If you have access to the operational project,

Repeat steps 5 and 6 for the operational project, and store them in this format:

` [operational] aws_access_key_id = XXXXXXXXXXXXXX aws_secret_access_key = XXXXXXXXXXXXXXXXXXXXXXXXX `

GitHub credentials for AQUA catalog

In the VM, run ssh-add -L to get your public ssh-key. In your GitHub account, Settings > SSH and GPG keys > register your public ssh-key in New ssh key

AQUA Grid Build

The AQUA_GRID_BUILD job builds native grid definition files from simulation output so that AQUA can read and process data at its original resolution before regridding. It runs once after the first simulation chunk and produces grid files consumed by LRA_GENERATOR and other AQUA tools.

To enable it, add the following to your main.yml:

CONFIGURATION:
    ADDITIONAL_JOBS:
        AQUA_GRID_BUILD: "True"

This loads the configuration from conf/additional_jobs/aqua_grid_build-True.yml.

How it works:

AQUA_GRID_BUILD depends on AQUA_SETUP and the first SIM chunk.
It extracts grid structures from simulation output using aqua grids build inside the AQUA container.
Grid files are written to a dedicated directory (GRID_OUTDIR) with component subdirectories (FESOM/, NEMO/, HealPix/).
Grid registry files (e.g., fesom.yaml, nemo.yaml) are updated so AQUA tools can discover the grids.
When enabled, LRA_GENERATOR automatically depends on AQUA_GRID_BUILD.

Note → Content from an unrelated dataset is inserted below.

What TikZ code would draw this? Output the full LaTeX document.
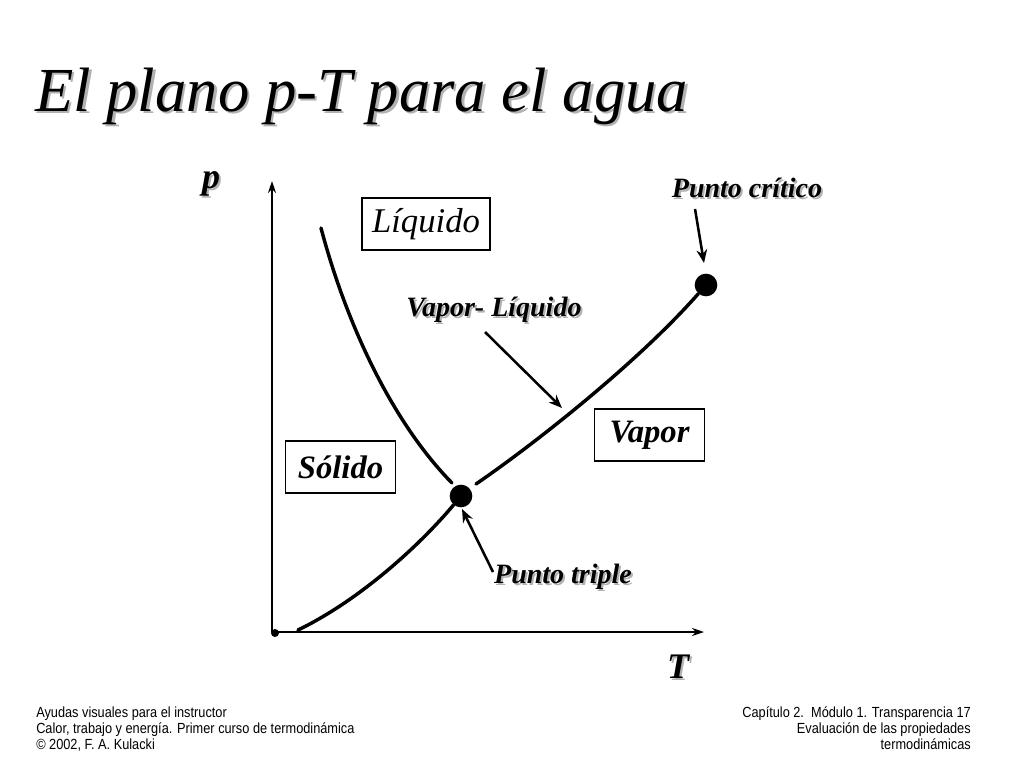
\documentclass[tikz,border=0pt]{standalone}
\usepackage{fontspec}
\setmainfont{Liberation Serif}
\newfontfamily\footfont[FakeStretch=0.87]{Liberation Sans}
\usetikzlibrary{arrows.meta}
\tikzset{
  curve/.style={line width=2.6pt, line cap=round},
  axis/.style={line width=1.6pt, -{Stealth[length=9pt,width=6pt]}},
  pointer/.style={line width=1.9pt, -{Stealth[length=10pt,width=8pt]}},
  region/.style={draw, line width=0.9pt, inner sep=0pt, minimum height=39pt},
  lbl/.style={font=\fontsize{21}{24}\selectfont\bfseries\itshape, inner sep=0pt},
  biglbl/.style={font=\fontsize{27}{30}\selectfont\bfseries\itshape, inner sep=0pt},
  shadow/.style={text=black!30},
  foot/.style={font=\footfont\fontsize{11}{12}\selectfont, inner sep=0pt},
  dot/.style={circle, fill=black, inner sep=0pt, minimum size=17pt}
}
\begin{document}
\begin{tikzpicture}[x=0.75pt,y=-0.75pt]
\useasboundingbox (0,0) rectangle (1024,768);
% title
\node[shadow, anchor=base west, inner sep=0pt, font=\fontsize{47}{50}\selectfont\itshape] (titleS) at (37.5,113.5) {El plano p-T para el agua};
\node[anchor=base west, inner sep=0pt, font=\fontsize{47}{50}\selectfont\itshape] (title) at (35,111) {El plano p-T para el agua};
% axes
\coordinate (O) at (272,632);
\coordinate (Ytop) at (272,181);
\coordinate (Xend) at (704,632);
\draw[axis] (O) -- (Ytop);
\draw[axis] (O) -- (Xend);
\fill (275,633) circle (4);
% axis labels
\node[biglbl, shadow] (pS) at (213,186) {p};
\node[biglbl] (p) at (211,184) {p};
\node[biglbl, shadow] (TS) at (680,669) {T};
\node[biglbl] (T) at (678,667) {T};
% region boxes
\node[region, minimum width=96pt, font=\fontsize{26}{30}\selectfont\itshape] (liq) at (426,224) {Líquido};
\node[region, minimum width=83pt, font=\fontsize{24.5}{28}\selectfont\bfseries\itshape] (sol) at (340.5,467) {Sólido};
\node[region, minimum width=82pt, font=\fontsize{24.5}{28}\selectfont\bfseries\itshape] (vap) at (649.5,435) {Vapor};
% points
\node[dot] (tp) at (461,496) {};
\node[dot] (cp) at (706,285) {};
% curves
\draw[curve] (321,228) .. controls (348,330) and (395,425) .. (452,483);
\draw[curve] (298,630) .. controls (360,600) and (420,545) .. (tp);
\draw[curve] (476,484) .. controls (540,440) and (640,360) .. (cp);
% labels with pointers
\node[lbl, shadow] (pcS) at (749,190) {Punto crítico};
\node[lbl] (pc) at (747,188) {Punto crítico};
\coordinate (pcA) at (695,209);
\coordinate (pcB) at (704,263);
\draw[pointer] (pcA) -- (pcB);
\node[lbl, shadow] (vlS) at (496,312) {Vapor- Líquido};
\node[lbl] (vl) at (494,310) {Vapor- Líquido};
\coordinate (vlA) at (485,332);
\coordinate (vlB) at (562,408);
\draw[pointer] (vlA) -- (vlB);
\node[lbl, shadow] (ptS) at (565,579) {Punto triple};
\node[lbl] (pt) at (563,577) {Punto triple};
\coordinate (ptA) at (493,572);
\coordinate (ptB) at (462,509);
\draw[pointer] (ptA) -- (ptB);
% footer
\node[foot, anchor=base west] (f1) at (36,717) {Ayudas visuales para el instructor};
\node[foot, anchor=base west] (f2) at (36,733) {Calor, trabajo y energía. Primer curso de termodinámica};
\node[foot, anchor=base west] (f3) at (36,749) {© 2002, F. A. Kulacki};
\node[foot, anchor=base east] (g1) at (971,717) {Capítulo 2.\ \ Módulo 1. Transparencia 17};
\node[foot, anchor=base east] (g2) at (971,733) {Evaluación de las propiedades};
\node[foot, anchor=base east] (g3) at (971,749) {termodinámicas};
\end{tikzpicture}
\end{document}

Catalog configuration (AQUA_SETUP):

When AQUA_GRID_BUILD is enabled, the AQUA_SETUP step automatically reconfigures the AQUA catalog to use experiment-local grid paths instead of the system defaults. This is done by runscripts/aqua/update_aqua_config.py, a standalone Python script called from inside the AQUA Singularity container during setup. It performs two updates:

machine.yaml: Redirects grids, weights, and areas paths for the active platform to the experiment-local aqua-data/ directory.
matching_grids.yaml: Sets the atm_grid and ocean_grid entries for the model and DQC profile to match the actual experiment resolution.

The script accepts two subcommands (update-paths and update-grids) with named arguments. See python3 runscripts/aqua/update_aqua_config.py --help for details.

Key configuration parameters:

AQUA.GRID_OCE: Ocean grid name (e.g., CORE2, DARS2, NG5, eORCA1, eORCA12). For IFS-FESOM, this is inherited from MODEL.GRID_OCE. For IFS-NEMO, it must be set explicitly because the AQUA grid name differs from MODEL (e.g., eORCA12 vs eORCA12_Z75).
AQUA.GRID_VERSION: Grid version number. Set per model in the base config (4 for IFS-FESOM, 3 for IFS-NEMO).
AQUA_GRID_BUILD.SKIP_IF_AVAILABLE: Skip building if grid files already exist (default: True).
AQUA_GRID_BUILD.REBUILD: Force rebuild even if grids exist (default: False).
AQUA_GRID_BUILD.VERIFY_GRIDS: Verify grid files with CDO after building (default: True).
AQUA_GRID_BUILD.LOGLEVEL: Log verbosity (default: INFO).

Note

HEALPix atmosphere grids are registry-only — they are defined by mathematical properties and do not produce physical .nc files. The job handles this automatically.

Run without IO (IFS-NEMO):

To disable the flags for IO, add the following lines in your main.yml:

CONFIGURATION:
    IO_ON: "False"

Note

Running without IO is not supported for IFS-FESOM. Both IFS and FESOM I/O servers are required (setting IO tasks to zero will cause an error).